Data excerpt:
######
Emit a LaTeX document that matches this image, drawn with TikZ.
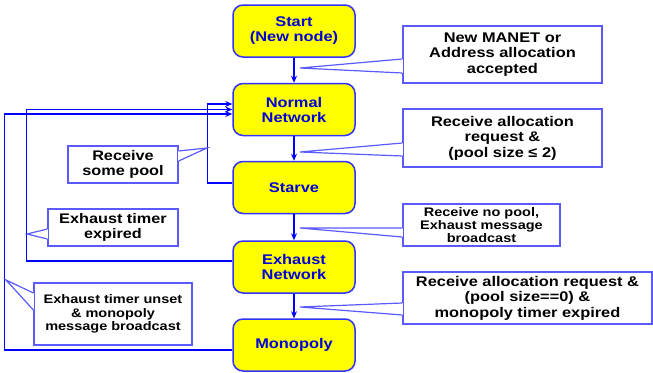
\documentclass[tikz,border=0pt]{standalone}
\usepackage{fontspec}
\setmainfont{Liberation Sans}[FakeStretch=1.17]
\usetikzlibrary{arrows.meta}
\definecolor{boxyellow}{RGB}{255,255,0}
\definecolor{boxblue}{RGB}{50,50,255}
\definecolor{txtblue}{RGB}{0,0,215}
\definecolor{lineblue}{RGB}{0,0,255}
\definecolor{callblue}{RGB}{90,90,255}
% wedge of a callout: #1 node, #2 side anchor, #3 and #4 base y, #5 tip
\newcommand\notewedge[5]{%
  \draw[white, line width=2pt] (#1.#2 |- 0,#3) -- (#1.#2 |- 0,#4);
  \fill[white] (#1.#2 |- 0,#3) -- (#5) -- (#1.#2 |- 0,#4) -- cycle;
  \draw[noteline] (#1.#2 |- 0,#3) -- (#5) -- (#1.#2 |- 0,#4);}
\begin{document}
\begin{tikzpicture}[x=1pt,y=-1pt,
 state/.style={draw=boxblue, line width=1.5pt, fill=boxyellow, rounded corners=10pt,
   minimum width=122pt, minimum height=52pt, inner sep=0pt, align=center, text=txtblue,
   font=\fontsize{14}{15}\selectfont\bfseries},
 note/.style={rectangle, draw=callblue, line width=1.2pt, fill=white, inner sep=0pt,
   align=center},
 noteline/.style={draw=callblue, line width=1.2pt, line join=miter},
 fbig/.style={font=\fontsize{14}{15.5}\selectfont\bfseries},
 fmid/.style={font=\fontsize{13.9}{15.5}\selectfont\bfseries},
 fsmall/.style={font=\fontsize{12.4}{13.2}\selectfont\bfseries},
 conn/.style={draw=lineblue, line width=1.2pt},
 arr/.style={conn, -{Stealth[length=7pt,width=6pt]}}]
\useasboundingbox (0,0) rectangle (653,372);

% states
\node[state] (start)    at (294,31)    {Start\\(New node)};
\node[state] (normal)   at (294,109.5) {Normal\\Network};
\node[state] (starve)   at (294,187.5) {Starve};
\node[state] (exhaust)  at (294,267)   {Exhaust\\Network};
\node[state] (monopoly) at (294,345)   {Monopoly};

% transitions
\draw[arr] (start) -- (normal);
\draw[arr] (normal) -- (starve);
\draw[arr] (starve) -- (exhaust);
\draw[arr] (exhaust) -- (monopoly);
\draw[arr] ([yshift=4.5pt]starve.west) -- ++(-25,0) |- ([yshift=5.5pt]normal.west);
\draw[arr] ([yshift=6pt]exhaust.west) -- ++(-206,0) |- (normal.west);
\draw[arr] ([yshift=-5pt]monopoly.west) -- ++(-228,0) |- ([yshift=-4.5pt]normal.west);

% notes
\node[note, fbig, minimum width=199pt, minimum height=57pt] (n1) at (502.5,54.5)
  {New MANET or\\Address allocation\\accepted};
\node[note, fbig, minimum width=199pt, minimum height=58pt] (n2) at (502.5,138)
  {Receive allocation\\request \&\\(pool size ≤ 2)};
\node[note, fsmall, minimum width=157pt, minimum height=42pt] (n3) at (481.5,225)
  {Receive no pool,\\Exhaust message\\broadcast};
\node[note, fbig, minimum width=249pt, minimum height=52pt] (n4) at (527.5,298)
  {Receive allocation request \&\\(pool size==0) \&\\monopoly timer expired};
\node[note, fmid, minimum width=110pt, minimum height=37pt] (n5) at (123,164.5)
  {Receive\\some pool};
\node[note, fmid, minimum width=130pt, minimum height=37pt] (n6) at (113,227.5)
  {Exhaust timer\\expired};
\node[note, fsmall, minimum width=158pt, minimum height=62pt] (n7) at (113,314)
  {Exhaust timer unset\\\& monopoly\\message broadcast};

\coordinate (t1) at (300,68);
\coordinate (t2) at (300,152);
\coordinate (t3) at (300,228);
\coordinate (t4) at (300,307);
\coordinate (t5) at (207,148);
\coordinate (t6) at (27,234);
\coordinate (t7) at (6,280);
\notewedge{n1}{west}{59}{73}{t1}
\notewedge{n2}{west}{143}{156}{t2}
\notewedge{n3}{west}{228}{237}{t3}
\notewedge{n4}{west}{303}{315}{t4}
\notewedge{n5}{east}{151}{161}{t5}
\notewedge{n6}{west}{229}{239}{t6}
\notewedge{n7}{west}{293}{310}{t7}
\end{tikzpicture}
\end{document}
######
Written request:
Write out the whole listing again, exactly, with no pictures.

Solved problem:
Emit a LaTeX document that matches this image, drawn with TikZ.
\documentclass[tikz,border=0pt]{standalone}
\usepackage{fontspec}
\setmainfont{Liberation Sans}[FakeStretch=1.17]
\usetikzlibrary{arrows.meta}
\definecolor{boxyellow}{RGB}{255,255,0}
\definecolor{boxblue}{RGB}{50,50,255}
\definecolor{txtblue}{RGB}{0,0,215}
\definecolor{lineblue}{RGB}{0,0,255}
\definecolor{callblue}{RGB}{90,90,255}
% wedge of a callout: #1 node, #2 side anchor, #3 and #4 base y, #5 tip
\newcommand\notewedge[5]{%
  \draw[white, line width=2pt] (#1.#2 |- 0,#3) -- (#1.#2 |- 0,#4);
  \fill[white] (#1.#2 |- 0,#3) -- (#5) -- (#1.#2 |- 0,#4) -- cycle;
  \draw[noteline] (#1.#2 |- 0,#3) -- (#5) -- (#1.#2 |- 0,#4);}
\begin{document}
\begin{tikzpicture}[x=1pt,y=-1pt,
 state/.style={draw=boxblue, line width=1.5pt, fill=boxyellow, rounded corners=10pt,
   minimum width=122pt, minimum height=52pt, inner sep=0pt, align=center, text=txtblue,
   font=\fontsize{14}{15}\selectfont\bfseries},
 note/.style={rectangle, draw=callblue, line width=1.2pt, fill=white, inner sep=0pt,
   align=center},
 noteline/.style={draw=callblue, line width=1.2pt, line join=miter},
 fbig/.style={font=\fontsize{14}{15.5}\selectfont\bfseries},
 fmid/.style={font=\fontsize{13.9}{15.5}\selectfont\bfseries},
 fsmall/.style={font=\fontsize{12.4}{13.2}\selectfont\bfseries},
 conn/.style={draw=lineblue, line width=1.2pt},
 arr/.style={conn, -{Stealth[length=7pt,width=6pt]}}]
\useasboundingbox (0,0) rectangle (653,372);

% states
\node[state] (start)    at (294,31)    {Start\\(New node)};
\node[state] (normal)   at (294,109.5) {Normal\\Network};
\node[state] (starve)   at (294,187.5) {Starve};
\node[state] (exhaust)  at (294,267)   {Exhaust\\Network};
\node[state] (monopoly) at (294,345)   {Monopoly};

% transitions
\draw[arr] (start) -- (normal);
\draw[arr] (normal) -- (starve);
\draw[arr] (starve) -- (exhaust);
\draw[arr] (exhaust) -- (monopoly);
\draw[arr] ([yshift=4.5pt]starve.west) -- ++(-25,0) |- ([yshift=5.5pt]normal.west);
\draw[arr] ([yshift=6pt]exhaust.west) -- ++(-206,0) |- (normal.west);
\draw[arr] ([yshift=-5pt]monopoly.west) -- ++(-228,0) |- ([yshift=-4.5pt]normal.west);

% notes
\node[note, fbig, minimum width=199pt, minimum height=57pt] (n1) at (502.5,54.5)
  {New MANET or\\Address allocation\\accepted};
\node[note, fbig, minimum width=199pt, minimum height=58pt] (n2) at (502.5,138)
  {Receive allocation\\request \&\\(pool size ≤ 2)};
\node[note, fsmall, minimum width=157pt, minimum height=42pt] (n3) at (481.5,225)
  {Receive no pool,\\Exhaust message\\broadcast};
\node[note, fbig, minimum width=249pt, minimum height=52pt] (n4) at (527.5,298)
  {Receive allocation request \&\\(pool size==0) \&\\monopoly timer expired};
\node[note, fmid, minimum width=110pt, minimum height=37pt] (n5) at (123,164.5)
  {Receive\\some pool};
\node[note, fmid, minimum width=130pt, minimum height=37pt] (n6) at (113,227.5)
  {Exhaust timer\\expired};
\node[note, fsmall, minimum width=158pt, minimum height=62pt] (n7) at (113,314)
  {Exhaust timer unset\\\& monopoly\\message broadcast};

\coordinate (t1) at (300,68);
\coordinate (t2) at (300,152);
\coordinate (t3) at (300,228);
\coordinate (t4) at (300,307);
\coordinate (t5) at (207,148);
\coordinate (t6) at (27,234);
\coordinate (t7) at (6,280);
\notewedge{n1}{west}{59}{73}{t1}
\notewedge{n2}{west}{143}{156}{t2}
\notewedge{n3}{west}{228}{237}{t3}
\notewedge{n4}{west}{303}{315}{t4}
\notewedge{n5}{east}{151}{161}{t5}
\notewedge{n6}{west}{229}{239}{t6}
\notewedge{n7}{west}{293}{310}{t7}
\end{tikzpicture}
\end{document}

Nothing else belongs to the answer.